By James Fegan
These are the go-to names when trying to recall the last above-average position players the White Sox drafted, developed and turned into above-average members of their regular lineup. Pitchers taken at the top of the draft by the Sox like Chris Sale and Carlos Rodon are contributing to the major league staff in no time, and even relatively stalled developmental projects turn into bullpen members like Nate Jones and Jake Petricka.
But White Sox position prospects, they just die on the vine.
If the excitement and buzz for Tim Anderson, an unpolished 22-year-old who might never post even an .800 OPS season in his career, and would still meet scouting expectations for his hitting, remember to place it in this context. The paucity of Sox positional prospects who have even played a significant role on the major league roster means Anderson’s arrival is still haunted by the ghost of Gordon Beckham, and rather than unbridled excitement for a promising replacement and the chance to see the top prospect in the organization, Anderson will have to dismiss concerns that he’s been rushed to the majors too quickly.
Anderson’s early assignments certainly won’t dissuade those worries.
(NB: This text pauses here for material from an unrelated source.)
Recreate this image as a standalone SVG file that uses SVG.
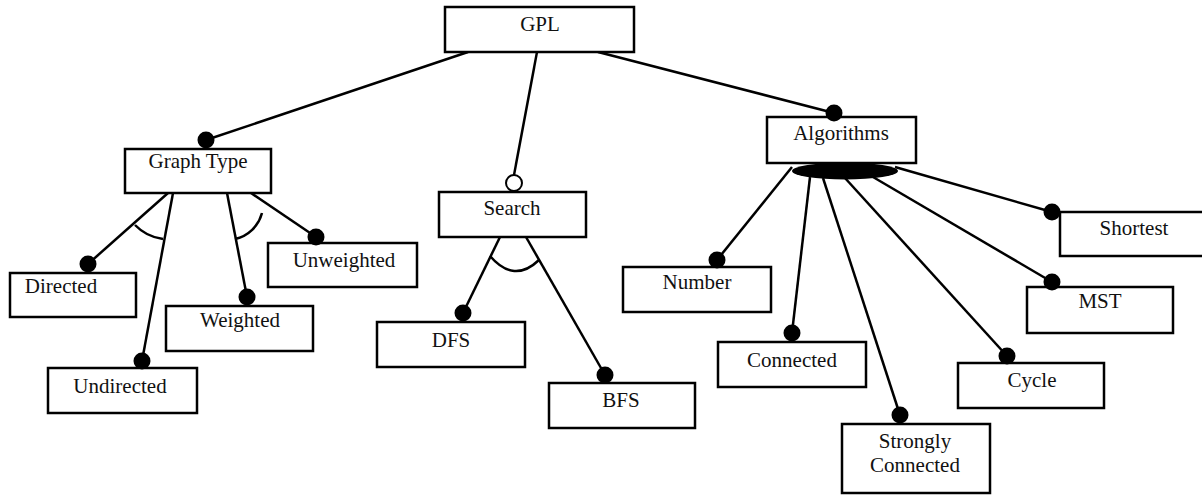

Just to be called up, Anderson had to unseat his Spring Training mentor and borderline Hall of Famer Jimmy Rollins right off the roster, and in his fourth game ever as a big leaguer, manager Robin Ventura unseated Adam Eaton – his regular leadoff man since 2014 – and stuck the rookie at the top of the lineup.
Anderson drilled one solid single in the sixth inning Monday night, pushing Dioner Navarro to third, from where he would eventually score on a sacrifice fly. When Melky Cabrera ripped a double down the right field line, Anderson’s legs suddenly whirred to life. You can look at a scouting report and see a note about plus-plus speed, and still watch a player for multiple games, especially a player still finding his place like Anderson, and wonder how often it will ever be relevant. Yet when Anderson flashed from first to third in an instant, with only the chains popping around his neck giving away how hard he was pushing, it seems like a nightmarish weapon that can change games.
That single was Anderson’s only hit of the night, and the first time he had reached base in three games.
These kinds of fits and starts should be expected for a while. Anderson was primarily focused on basketball until the latter half of his high school career, and only played two years at community college before being drafted. The time he has had to develop baseball skill pales in comparison to his peers, but his raw ability and knack for adjusting to new levels of play has always pushed him beyond where prudent management would leave him.
Anderson’s elite athleticism made it a natural choice to push him to shortstop, but he still has to prove he has the hand skills to stick there. His incredible bat speed portends power production in the future, but it will be a while before we know how consistent that will come, and while the focus on his paltry minor league walk rates failed to put his development in the right context, he will likely be swinging his way out of at-bats early on. He’s a prospect still, not a star.
Just two months ago, advocates of Anderson’s talent were preaching patience as he weathered a rough introduction to Triple-A; now he’s dealing with a an even rougher one. For a team that is desperate for any boost to their flagging playoff hopes, it’s an uncomfortable placement for a youngster that could frustrate as much as he wows to start. But if Anderson is not the savior, he can at least be the solace; a position prospect that will be worth the time to watch, even when the team isn’t.